*Provided material*.
◆ ◆ ◆ ◆

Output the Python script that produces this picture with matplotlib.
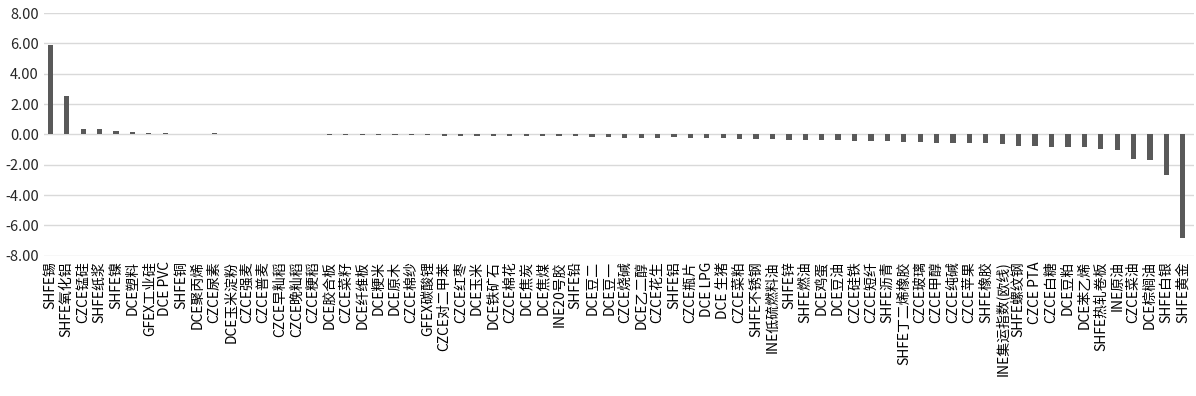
import matplotlib
matplotlib.use('Agg')
import matplotlib.pyplot as plt

plt.rcParams['font.family'] = ['Noto Sans CJK SC', 'DejaVu Sans']

# categories (left to right) and values
names = ['SHFE锡', 'SHFE氧化铝', 'CZCE锰硅', 'SHFE纸浆', 'SHFE镍', 'DCE塑料', 'GFEX工业硅',
         'DCE PVC', 'SHFE铜', 'DCE聚丙烯', 'CZCE尿素', 'DCE玉米淀粉', 'CZCE强麦', 'CZCE普麦',
         'CZCE早籼稻', 'CZCE晚籼稻', 'CZCE粳稻', 'DCE胶合板', 'CZCE菜籽', 'DCE纤维板', 'DCE粳米',
         'DCE原木', 'CZCE棉纱', 'GFEX碳酸锂', 'CZCE对二甲苯', 'CZCE红枣', 'DCE玉米', 'DCE铁矿石',
         'CZCE棉花', 'DCE焦炭', 'DCE焦煤', 'INE20号胶', 'SHFE铅', 'DCE豆二', 'DCE豆一',
         'CZCE烧碱', 'DCE乙二醇', 'CZCE花生', 'SHFE铝', 'CZCE瓶片', 'DCE LPG', 'DCE 生猪',
         'CZCE菜粕', 'SHFE不锈钢', 'INE低硫燃料油', 'SHFE锌', 'SHFE燃油', 'DCE鸡蛋', 'DCE豆油',
         'CZCE硅铁', 'CZCE短纤', 'SHFE沥青', 'SHFE丁二烯橡胶', 'CZCE玻璃', 'CZCE甲醇', 'CZCE纯碱',
         'CZCE苹果', 'SHFE橡胶', 'INE集运指数(欧线)', 'SHFE螺纹钢', 'CZCE PTA', 'CZCE白糖',
         'DCE豆粕', 'DCE苯乙烯', 'SHFE热轧卷板', 'INE原油', 'CZCE菜油', 'DCE棕榈油', 'SHFE白银',
         'SHFE黄金']

values = [5.88, 2.52, 0.35, 0.33, 0.22, 0.15, 0.08,
          0.07, 0.01, 0.01, 0.08, 0.0, 0.0, 0.0,
          0.0, 0.0, 0.0, -0.06, -0.06, -0.06, -0.06,
          -0.06, -0.06, -0.06, -0.07, -0.07, -0.07, -0.07,
          -0.07, -0.08, -0.12, -0.13, -0.13, -0.15, -0.15,
          -0.22, -0.22, -0.22, -0.2, -0.22, -0.22, -0.22,
          -0.28, -0.28, -0.28, -0.35, -0.35, -0.35, -0.35,
          -0.42, -0.42, -0.43, -0.5, -0.5, -0.55, -0.55,
          -0.55, -0.55, -0.6, -0.75, -0.75, -0.8,
          -0.8, -0.8, -0.94, -1.0, -1.6, -1.67, -2.65,
          -6.8]

yticks = [8, 6, 4, 2, 0, -2, -4, -6, -8]

fig = plt.figure(figsize=(11.96, 3.96), dpi=100)
ax = fig.add_axes([0.037, 0.354, 0.961, 0.613])

x = range(len(names))
ax.bar(x, values, width=0.32, color='#595959', zorder=3)

ax.set_ylim(-8, 8)
ax.set_xlim(-0.37, len(names) - 0.34)
ax.set_yticks(yticks)
ax.set_yticklabels(['%.2f' % v for v in yticks], fontsize=10.5, color='#262626')
ax.set_xticks(list(x))
ax.set_xticklabels(names, rotation=90, fontsize=10, color='black')
ax.tick_params(axis='both', length=0, pad=4)
ax.grid(axis='y', color='#d9d9d9', linewidth=1, zorder=0)
for s in ax.spines.values():
    s.set_visible(False)

fig.savefig('out.png', dpi=100)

◆ ◆ ◆ ◆

*Exercise*. Where a line of the material above holds the string "matplotlib", copy that line.

*Written response*.
Output the Python script that produces this picture with matplotlib.
import matplotlib
matplotlib.use('Agg')
import matplotlib.pyplot as plt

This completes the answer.